In the educational process designed for elementary school children and young people, subjects can be guided to three spheres of manifestation of reflective thinking (Davídov et al., 2003, p. 71): the first one is the sphere of thought directed toward task resolution, in which the students, having in mind that reflection is “the orientation of thinking toward itself, its own processes, and products […],” become “aware of the foundations of one’s own actions” through the guiding action of their teacher. During the accomplishment of the learning task, the student is oriented toward the fulfillment of reflective actions on the theoretical way of solving it. The second sphere of reflective thinking action is communication and cooperation, which is present at the moment when, in joint action with other students, the child develops a reflection on his own actions in relation to the actions of his colleagues, in a context of “partners’ mutual understanding.” The third and last sphere of existence of reflective action concerns self-awareness. This happens when young learners exercise their reflective capacity to perceive their own limits and difficulties and establish new learning tasks for their self-development. In these tasks they select the contents and the means to solve it, bearing in mind that self-awareness “needs reflection in self-determination of its inner bearings and its means of demarcating the ‘I’ from the ‘not I’.” The development of reflective capacity through Learning Activity is, therefore, fundamental for students to develop awareness about their limitations and abilities, to understand and to transform the limits of their abilities to face new needs, and to evaluate if these needs are being met or not by the tasks performed.

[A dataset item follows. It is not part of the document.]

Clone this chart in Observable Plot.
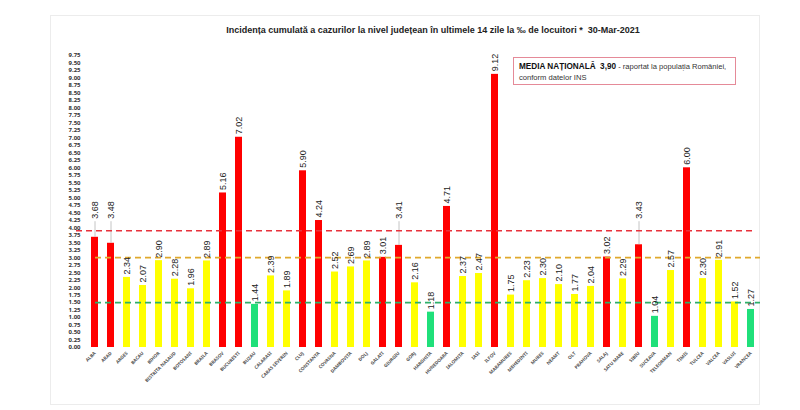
<!DOCTYPE html>
<html>
<head>
<meta charset="utf-8">
<script src="https://cdn.jsdelivr.net/npm/d3@7"></script>
<script src="https://cdn.jsdelivr.net/npm/@observablehq/plot@0.6"></script>
<style>
  html, body { margin: 0; padding: 0; background: #fff; }
  #wrap { position: relative; width: 800px; height: 410px; overflow: hidden; }
  #frame { position: absolute; left: 50px; top: 15px; width: 710px; height: 390px; border: 1px solid #ececec; box-sizing: border-box; }
  #title { position: absolute; left: 0; width: 866px; top: 25px; text-align: center; font-family: "Liberation Sans Narrow", "Liberation Sans", Arial, sans-serif; font-weight: bold; font-size: 9px; color: #222; white-space: nowrap; }
  #legend { position: absolute; left: 513px; top: 57px; width: 223px; height: 28px; border: 1px solid #e58a98; box-sizing: border-box; background: #fff; font-family: "Liberation Sans", Arial, sans-serif; font-size: 7.6px; color: #333; padding: 3px 0 0 5px; line-height: 11px; white-space: nowrap; }
  #legend b { color: #111; font-size: 8.2px; }
  #chart { position: absolute; left: 0; top: 0; }
</style>
</head>
<body>
<div id="wrap">
  <div id="frame"></div>
  <div id="chart"></div>
  <div id="title">Incidența cumulată a cazurilor la nivel județean în ultimele 14 zile la ‰ de locuitori * &nbsp;30-Mar-2021</div>
  <div id="legend"><b>MEDIA NAȚIONALĂ &nbsp;3,90</b> - raportat la populația României,<br>conform datelor INS</div>
</div>
<script>
const counties = ["ALBA","ARAD","ARGES","BACAU","BIHOR","BISTRITA NASAUD","BOTOSANI","BRAILA","BRASOV","BUCURESTI","BUZAU","CALARASI","CARAS SEVERIN","CLUJ","CONSTANTA","COVASNA","DAMBOVITA","DOLJ","GALATI","GIURGIU","GORJ","HARGHITA","HUNEDOARA","IALOMITA","IASI","ILFOV","MARAMURES","MEHEDINTI","MURES","NEAMT","OLT","PRAHOVA","SALAJ","SATU MARE","SIBIU","SUCEAVA","TELEORMAN","TIMIS","TULCEA","VALCEA","VASLUI","VRANCEA"];
const values = [3.68,3.48,2.34,2.07,2.90,2.28,1.96,2.89,5.16,7.02,1.44,2.39,1.89,5.90,4.24,2.52,2.69,2.89,3.01,3.41,2.16,1.18,4.71,2.37,2.47,9.12,1.75,2.23,2.30,2.10,1.77,2.04,3.02,2.29,3.43,1.04,2.57,6.00,2.30,2.91,1.52,1.27];
const nationalAverage = 3.90;
const highThreshold = 3.0;
const lowThreshold = 1.5;
const yTicks = d3.range(0, 40).map(i => i * 0.25);

const data = counties.map((c, i) => ({county: c, value: values[i]}));
const colorOf = v => v > highThreshold ? "#ff0000" : v >= lowThreshold ? "#ffff00" : "#1fe07a";
const lifted = d => d.value > 3.3 && d.value < nationalAverage;
const labelBase = 4.2;
const fmt = d3.format(".2f");

const chart = Plot.plot({
  width: 800,
  height: 410,
  marginLeft: 84,
  marginRight: 38,
  marginTop: 55,
  marginBottom: 63,
  x: {domain: counties, padding: 0.56, paddingOuter: 0.3, label: null},
  y: {domain: [0, 9.75], ticks: yTicks, tickFormat: fmt, label: null},
  style: {background: "transparent", overflow: "visible"},
  marks: [
    Plot.axisY({ticks: yTicks, tickFormat: fmt, tickSize: 0, tickPadding: 4, fontSize: 6, fontWeight: "bold", fill: "#333", label: null}),
    Plot.axisX({tickSize: 0, tickPadding: 5, tickRotate: -45, fontSize: 4.6, fontWeight: "bold", fill: "#555", label: null}),
    Plot.barY(data, {x: "county", y: "value", fill: d => colorOf(d.value)}),
    Plot.ruleX(data.filter(lifted), {x: "county", y1: "value", y2: labelBase, stroke: "#b5b5b5", strokeWidth: 0.8}),
    Plot.ruleY([nationalAverage], {stroke: "#e8323c", strokeWidth: 1.6, strokeDasharray: "6,4", insetLeft: -8, insetRight: 10}),
    Plot.ruleY([highThreshold], {stroke: "#e0a92c", strokeWidth: 1.6, strokeDasharray: "6,4", insetLeft: 11, insetRight: 2}),
    Plot.ruleY([lowThreshold], {stroke: "#2fb06a", strokeWidth: 1.6, strokeDasharray: "6,4", insetLeft: 11, insetRight: 2}),
    Plot.text(data, {x: "county", y: d => lifted(d) ? labelBase : d.value, text: d => fmt(d.value), rotate: -90, textAnchor: "start", dy: -3, fontSize: 9, fill: "#222", fontFamily: "'Liberation Sans', Arial, sans-serif"})
  ]
});
document.getElementById("chart").appendChild(chart);
</script>
</body>
</html>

It is evident, then, that one of the main functions of reflection is to reorient the subjects in relation to their own method of action. The content and meaning of the reorientation role takes place under the following conditions: the first condition is the critical assessment of the reasons for the changes in objective conditions. These objective conditions are taken as the causes of changes in their own actions, and as the review or confirmation of their worldviews, or subjective positions; the second condition refers to adaptations or adjustments in plans and intended purposes according to changes in the conditions of action; the third is the critical evaluation of the actions to verify if they still correspond to all the objective questions of a problem, that is, to its immediate results and future consequences, following each movement of the development and the logical triggering of the actions; and, finally, there is a critical examination of the full content of their method of action as a method for solving a particular set of problems (Magkaev, 2018).
When reflection is part of a problem-solving situation, it participates in the establishment of interconnected analysis and planning actions for the fulfillment of the learning task. Reflection also monitors the movement of the situation that sets in motion the transforming process of the object of study. It also controls, evaluates, and directs the movement of the subjects of activity in the given situational context. In other words, reflection is the capacity that the student uses to “achieve an effective understanding of the sense and goal of their activity” (Magkaev, 2018, p. 309).